We look at things all the time, but do we really see them? Not if you just glance, or your mind is somewhere else. The classic example is when Moses saw a bush burning. Then the Torah tells us “Behold! The bush was not consumed.” If Moses had just looked and turned away, he would have missed the whole picture. To behold means to concentrate on what (or who) is in front of you.

The challenge for us is to do this every time we interact with someone. Do we pay attention with our eyes and our ears? Have you been at a party where you were introduced to someone and while you were speaking that person was looking elsewhere? No attention was being paid to you.
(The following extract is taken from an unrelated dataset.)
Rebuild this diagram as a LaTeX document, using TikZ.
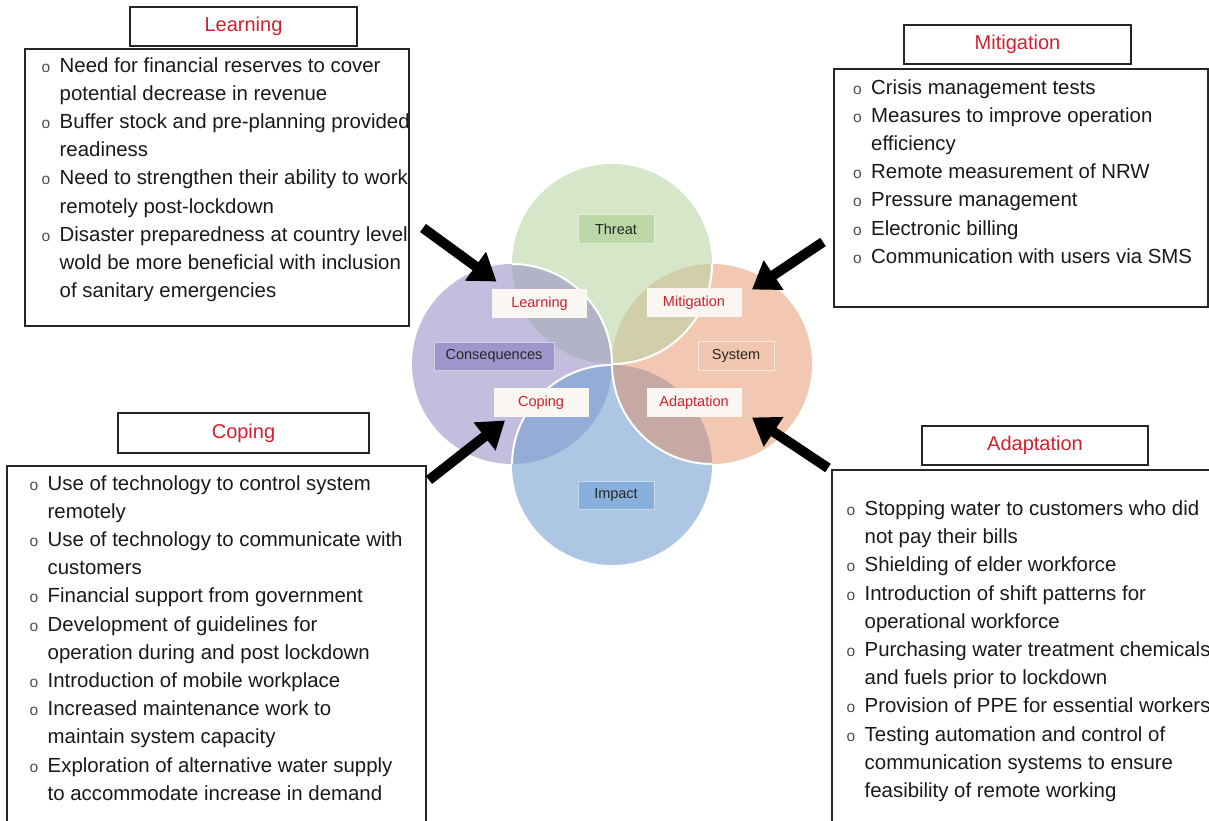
\documentclass[tikz,border=0pt]{standalone}
\usepackage{fontspec}
\setmainfont{Liberation Sans}
\usetikzlibrary{positioning,arrows.meta}

\definecolor{lblred}{HTML}{D0202E}
\definecolor{thrcol}{HTML}{BBD5A3}
\definecolor{concol}{HTML}{9B93C8}
\definecolor{syscol}{HTML}{EBA37F}
\definecolor{impcol}{HTML}{75A0D2}
\definecolor{thrbox}{HTML}{BCD7A6}
\definecolor{conbox}{HTML}{9D96CB}
\definecolor{sysbox}{HTML}{F0C6B0}
\definecolor{impbox}{HTML}{88B0DD}
\definecolor{redbox}{HTML}{FAF7F3}

\newcommand{\bul}{\makebox[18pt][l]{\fontsize{15.5}{15}\selectfont\color{black!70}o}}
\newcommand{\ind}{\hspace*{18pt}}

\begin{document}
\begin{tikzpicture}[x=1pt,y=-1pt,
                    bigarrow/.style={line width=10pt,-{Triangle[width=34pt,length=26pt]}},
                    venn/.style={circle,minimum size=200pt,inner sep=0pt,fill opacity=.6},
                    seam/.style={draw=white,line width=2pt}]
  \tikzstyle{lbl}=[font=\fontsize{14.5}{17}\selectfont,text=black!85,minimum height=29pt,inner sep=2pt,line width=1pt]
  \tikzstyle{redlbl}=[lbl,fill=redbox,text=lblred,minimum width=95pt]
  \tikzstyle{headbox}=[draw=black!85,line width=1.3pt,font=\fontsize{20}{24}\selectfont,text=lblred,inner sep=0pt,minimum height=39pt]
  \tikzstyle{frame}=[draw=black!85,line width=1.3pt,inner sep=0pt]
  \tikzstyle{listtext}=[font=\fontsize{20.4}{28.2}\selectfont,text=black!90,align=left,inner sep=0pt,anchor=base west]

  \useasboundingbox (0,0) rectangle (1209,821);

  % the four circles
  \node[venn,fill=syscol] (sys) at (712,364) {};
  \node[venn,fill=thrcol] (thr) at (612,264) {};
  \node[venn,fill=concol] (con) at (512,364) {};
  \node[venn,fill=impcol] (imp) at (612,465) {};
  \begin{scope}
    \clip (612,465) circle[radius=100pt];
    \fill[syscol,opacity=.45] (712,364) circle[radius=100pt];
  \end{scope}

  \begin{scope}
    \clip (612,264) circle[radius=100pt];
    \draw[seam] (512,364) circle[radius=100pt];
  \end{scope}
  \begin{scope}
    \clip (712,364) circle[radius=100pt];
    \draw[seam] (612,264) circle[radius=100pt];
  \end{scope}
  \begin{scope}
    \clip (612,465) circle[radius=100pt];
    \draw[seam] (712,364) circle[radius=100pt];
  \end{scope}
  \begin{scope}
    \clip (512,364) circle[radius=100pt];
    \draw[seam] (612,465) circle[radius=100pt];
  \end{scope}

  \node[lbl,fill=thrbox,draw=thrcol!40,minimum width=76pt]  (threat) at (616,229)   {Threat};
  \node[lbl,fill=conbox,draw=concol!45,minimum width=120pt,minimum height=28pt] (conseq) at (494,356) {Consequences};
  \node[lbl,fill=sysbox,draw=syscol!25,minimum width=76pt]  (system) at (736,355.5) {System};
  \node[lbl,fill=impbox,draw=impcol!40,minimum width=76pt,minimum height=28pt] (impact) at (616,495) {Impact};

  \node[redlbl] (lrn) at (539.5,303.5) {Learning};
  \node[redlbl] (mit) at (694,302.5)   {Mitigation};
  \node[redlbl] (cop) at (541,402.5)   {Coping};
  \node[redlbl] (adp) at (694,402.5)   {Adaptation};

  % list boxes (text placed by its last baseline)
  \node[headbox,minimum width=227pt] (lrnhead) at (243.5,26.5) {Learning};
  \node[frame,minimum width=384pt,minimum height=277pt] (lrnbox) at (217,187.5) {};
  \node[listtext] (lrntxt) at (41.5,297.6) {\bul Need for financial reserves to cover\\
    \ind potential decrease in revenue\\
    \bul Buffer stock and pre-planning provided\\
    \ind readiness\\
    \bul Need to strengthen their ability to work\\
    \ind remotely post-lockdown\\
    \bul Disaster preparedness at country level\\
    \ind wold be more beneficial with inclusion\\
    \ind of sanitary emergencies};

  \node[headbox,minimum width=227pt] (mithead) at (1017.5,44.5) {Mitigation};
  \node[frame,minimum width=374pt,minimum height=238pt] (mitbox) at (1021,188) {};
  \node[listtext] (mittxt) at (853,263.2) {\bul Crisis management tests\\
    \bul Measures to improve operation\\
    \ind efficiency\\
    \bul Remote measurement of NRW\\
    \bul Pressure management\\
    \bul Electronic billing\\
    \bul Communication with users via SMS};

  \node[headbox,minimum width=251pt,minimum height=40pt] (cophead) at (243.5,433) {Coping};
  \node[frame,minimum width=419pt,minimum height=364pt] (copbox) at (216.5,648) {};
  \node[listtext] (coptxt) at (29.5,800.2) {\bul Use of technology to control system\\
    \ind remotely\\
    \bul Use of technology to communicate with\\
    \ind customers\\
    \bul Financial support from government\\
    \bul Development of guidelines for\\
    \ind operation during and post lockdown\\
    \bul Introduction of mobile workplace\\
    \bul Increased maintenance work to\\
    \ind maintain system capacity\\
    \bul Exploration of alternative water supply\\
    \ind to accommodate increase in demand};

  \node[headbox,minimum width=226pt] (adphead) at (1035,445.5) {Adaptation};
  \node[frame,minimum width=378pt,minimum height=360pt] (adpbox) at (1021,650) {};
  \node[listtext] (adptxt) at (846.5,797.5) {\bul Stopping water to customers who did\\
    \ind not pay their bills\\
    \bul Shielding of elder workforce\\
    \bul Introduction of shift patterns for\\
    \ind operational workforce\\
    \bul Purchasing water treatment chemicals\\
    \ind and fuels prior to lockdown\\
    \bul Provision of PPE for essential workers\\
    \bul Testing automation and control of\\
    \ind communication systems to ensure\\
    \ind feasibility of remote working};

  % arrows into the circles
  \coordinate (lrntail) at (423,228);
  \coordinate (mittail) at (823,242);
  \coordinate (coptail) at (429,480);
  \coordinate (adptail) at (828,468);

  \draw[bigarrow] (lrntail) -- ([xshift=5pt,yshift=7pt]lrn.north west);
  \draw[bigarrow] (mittail) -- ([xshift=10pt,yshift=-2pt]mit.north east);
  \draw[bigarrow] (coptail) -- ([xshift=12pt,yshift=-3pt]cop.south west);
  \draw[bigarrow] (adptail) -- ([xshift=10pt]adp.south east);

\end{tikzpicture}
\end{document}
A few years ago I was on the phone with my friend David. At one point an e-mail popped up and I was reading while he was talking. David asked “Are you multitasking?” I sheepishly replied, “Yes”. The phone clicked in my ear as he hung up! I sat there stunned, and then realized David had done me a big favor. He dramatically called attention to my rudeness. Since then, whenever I get a phone call, I swivel my chair around to look at the floor so I can concentrate on what the person is saying.

Paying attention fulfills the mitzvah of respecting people. It says” You are worth my time and what you are saying matters.”

Many years ago I read a book written by the daughter of a famous Hollywood star. There is one paragraph I still remember. Talking about the biggest star of her time, she said, “Clark Gable was the most charming person I ever met. When you talked to him, he listened with both ears and both eyes. He made you feel that what you said, no matter how trivial, was the most important thing in the world. Truly, Clark Gable was the most charming person I ever met.”

The numerous repetitions of “Look…and Behold!” teaches all of us how to be charming every day. Move over, Clark. You have company.

This is in memory of my mother whose yartzeit is this Shabbat.